Where I still have yet to go:

 

  • Distinctions between informal and formal language (Fijians may speak differently to foreigners than to each other, my Lonely Planet books tell me that certain words are used in excess in foreigner-speech and left out in proper speech).
  • Varieties (“dialects”) of Fijian
  • How the language sounds when spoken quickly (I remember that with Gilbertese last month I had an EXTREMELY shocking wake-up call when I realized exactly how fast I-Kiribati speak!)
  • Putting together sentences with ease.
  • Speaking at a natural speed (note that I did NOT say “speaking quickly”)

 

Where do I go from here?

 

Well, I think that right now I have the phrasebook and I will need to master each section individually.
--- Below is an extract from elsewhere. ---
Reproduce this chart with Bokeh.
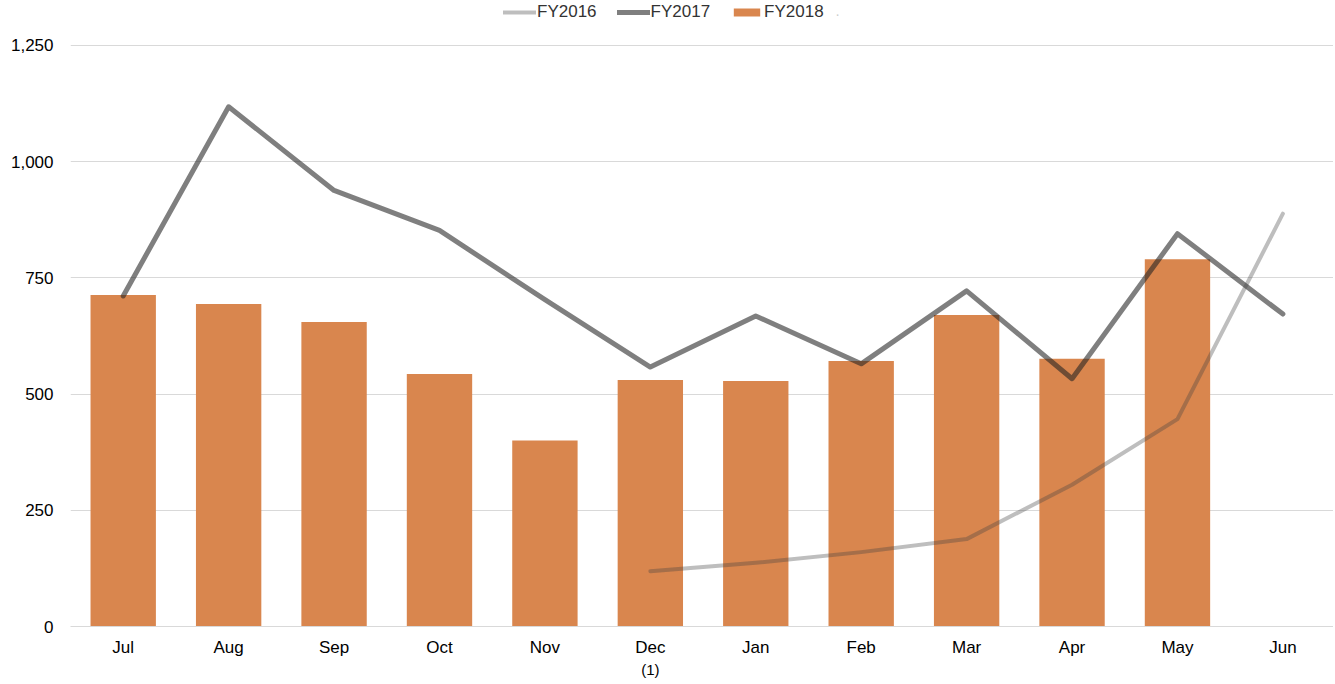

I think that if I learn all of the phrases in the book by heart, it will not make me absolutely fluent but enough so that I could reasonably claim BASIC proficiency.

 

From then, I could easily acquire more knowledge and vocabulary through reading, radio and even possibly doing the Huggins International 30-Day Challenge with Fijian at one point. I think that last one…it would have to come down to that before I leave, and if my plan to visit Fiji materializes, it will likely be in the summer. But even if I don’t, I’ll have gained many experiences with the language to cherish not also to mention advantages in learning other languages from Polynesia.

 

This is the beginning of something legendary!